== Exercise details ==
Print word for word the first line of the listing below and every line after it, through the line with "const xTicks1 = [0, 800];". Leave out the pictures and the rest.

== Stored data ==
▼▼▼
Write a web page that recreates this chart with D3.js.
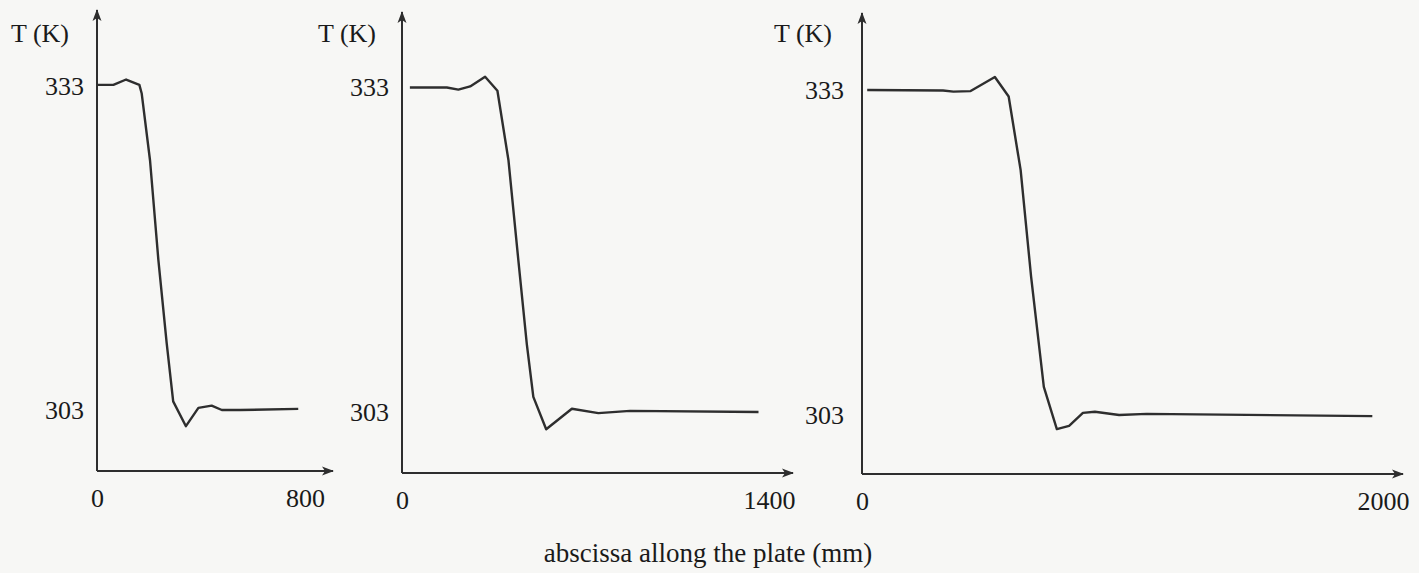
<!DOCTYPE html>
<html>
<head>
<meta charset="utf-8">
<script src="https://cdn.jsdelivr.net/npm/d3@7"></script>
<style>
  html, body { margin: 0; padding: 0; background: #f7f7f5; }
  svg { display: block; }
  text { font-family: "Liberation Serif", "DejaVu Serif", serif; fill: #1a1a1a; }
</style>
</head>
<body>
<svg id="chart" width="1419" height="573"></svg>
<script>
// ---- data ----
const yTicks = [303, 333];
const yLabel = "T (K)";
const xTitle = "abscissa allong the plate (mm)";

// Panel 1: plate length 800 mm
const x1 = [0, 63, 112, 163, 172, 204, 236, 268, 293, 342, 390, 441, 480, 550, 774];
const t1 = [333.1, 333.1, 333.6, 333.1, 332.3, 326.1, 316.9, 309.2, 303.8, 301.5, 303.2, 303.4, 303.0, 303.0, 303.1];
const xTicks1 = [0, 800];

// Panel 2: plate length 1400 mm
const x2 = [30, 171, 215, 260, 317, 364, 406, 444, 476, 501, 550, 648, 749, 870, 1360];
const t2 = [333.0, 333.0, 332.8, 333.1, 334.0, 332.7, 326.3, 317.0, 309.3, 304.4, 301.4, 303.3, 302.9, 303.1, 303.0];
const xTicks2 = [0, 1400];

// Panel 3: plate length 2000 mm
const x3 = [20, 311, 351, 417, 510, 563, 609, 649, 698, 748, 795, 848, 894, 987, 1093, 1959];
const t3 = [333.0, 332.95, 332.85, 332.9, 334.2, 332.4, 325.6, 315.8, 305.6, 301.7, 302.0, 303.2, 303.3, 303.0, 303.1, 302.9];
const xTicks3 = [0, 2000];

// ---- layout ----
const panels = [
  { xs: x1, ts: t1, xTicks: xTicks1, x0: 97,  x1: 305,  xTip: 333,  yAxis: 471, yTop: 10, y333: 86, y303: 410, yPad: 13, labX: 40 },
  { xs: x2, ts: t2, xTicks: xTicks2, x0: 402, x1: 769,  xTip: 793,  yAxis: 473, yTop: 12, y333: 87.5, y303: 412, yPad: 13, labX: 347 },
  { xs: x3, ts: t3, xTicks: xTicks3, x0: 862, x1: 1383, xTip: 1403, yAxis: 474, yTop: 13, y333: 90, y303: 415, yPad: 18, labX: 803 }
];

const svg = d3.select("#chart");
const ink = "#2e2e2e";
const fs = "26px";

const defs = svg.append("defs");
defs.append("marker")
  .attr("id", "arrow")
  .attr("viewBox", "0 0 12 10")
  .attr("refX", 11).attr("refY", 5)
  .attr("markerWidth", 12).attr("markerHeight", 10)
  .attr("markerUnits", "userSpaceOnUse")
  .attr("orient", "auto")
  .append("path")
  .attr("d", "M0,0.5 L12,5 L0,9.5 L3,5 Z")
  .attr("fill", ink);

panels.forEach(p => {
  const xMax = p.xTicks[1];
  const x = d3.scaleLinear().domain([0, xMax]).range([p.x0, p.x1]);
  const y = d3.scaleLinear().domain([303, 333]).range([p.y303, p.y333]);
  const g = svg.append("g");

  // axis lines with arrows
  g.append("line")
    .attr("x1", p.x0).attr("y1", p.yAxis)
    .attr("x2", p.x0).attr("y2", p.yTop)
    .attr("stroke", ink).attr("stroke-width", 2)
    .attr("marker-end", "url(#arrow)");
  g.append("line")
    .attr("x1", p.x0).attr("y1", p.yAxis)
    .attr("x2", p.xTip).attr("y2", p.yAxis)
    .attr("stroke", ink).attr("stroke-width", 2)
    .attr("marker-end", "url(#arrow)");

  // y tick labels
  const yAx = d3.axisLeft(y).tickValues(yTicks).tickSize(0).tickPadding(p.yPad).tickFormat(d3.format("d"));
  const gy = g.append("g").attr("transform", `translate(${p.x0},0)`).call(yAx);
  gy.select(".domain").remove();
  gy.selectAll("text").style("font-family", "'Liberation Serif', serif").style("font-size", fs).attr("fill", "#1a1a1a");

  // x tick labels
  const xAx = d3.axisBottom(x).tickValues(p.xTicks).tickSize(0).tickPadding(18).tickFormat(d3.format("d"));
  const gx = g.append("g").attr("transform", `translate(0,${p.yAxis})`).call(xAx);
  gx.select(".domain").remove();
  gx.selectAll("text").style("font-family", "'Liberation Serif', serif").style("font-size", fs).attr("fill", "#1a1a1a");

  // y label
  g.append("text")
    .attr("x", p.labX).attr("y", 42)
    .attr("text-anchor", "middle")
    .style("font-size", fs)
    .text(yLabel);

  // curve
  const pts = p.xs.map((v, i) => [v, p.ts[i]]);
  g.append("path")
    .datum(pts)
    .attr("d", d3.line().x(d => x(d[0])).y(d => y(d[1])))
    .attr("fill", "none")
    .attr("stroke", ink)
    .attr("stroke-width", 2.4)
    .attr("stroke-linejoin", "round");
});

svg.append("text")
  .attr("x", 708).attr("y", 562)
  .attr("text-anchor", "middle")
  .style("font-size", "27px")
  .text(xTitle);
</script>
</body>
</html>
▲▲▲
== Reply ==
Write a web page that recreates this chart with D3.js.
<!DOCTYPE html>
<html>
<head>
<meta charset="utf-8">
<script src="https://cdn.jsdelivr.net/npm/d3@7"></script>
<style>
  html, body { margin: 0; padding: 0; background: #f7f7f5; }
  svg { display: block; }
  text { font-family: "Liberation Serif", "DejaVu Serif", serif; fill: #1a1a1a; }
</style>
</head>
<body>
<svg id="chart" width="1419" height="573"></svg>
<script>
// ---- data ----
const yTicks = [303, 333];
const yLabel = "T (K)";
const xTitle = "abscissa allong the plate (mm)";

// Panel 1: plate length 800 mm
const x1 = [0, 63, 112, 163, 172, 204, 236, 268, 293, 342, 390, 441, 480, 550, 774];
const t1 = [333.1, 333.1, 333.6, 333.1, 332.3, 326.1, 316.9, 309.2, 303.8, 301.5, 303.2, 303.4, 303.0, 303.0, 303.1];
const xTicks1 = [0, 800];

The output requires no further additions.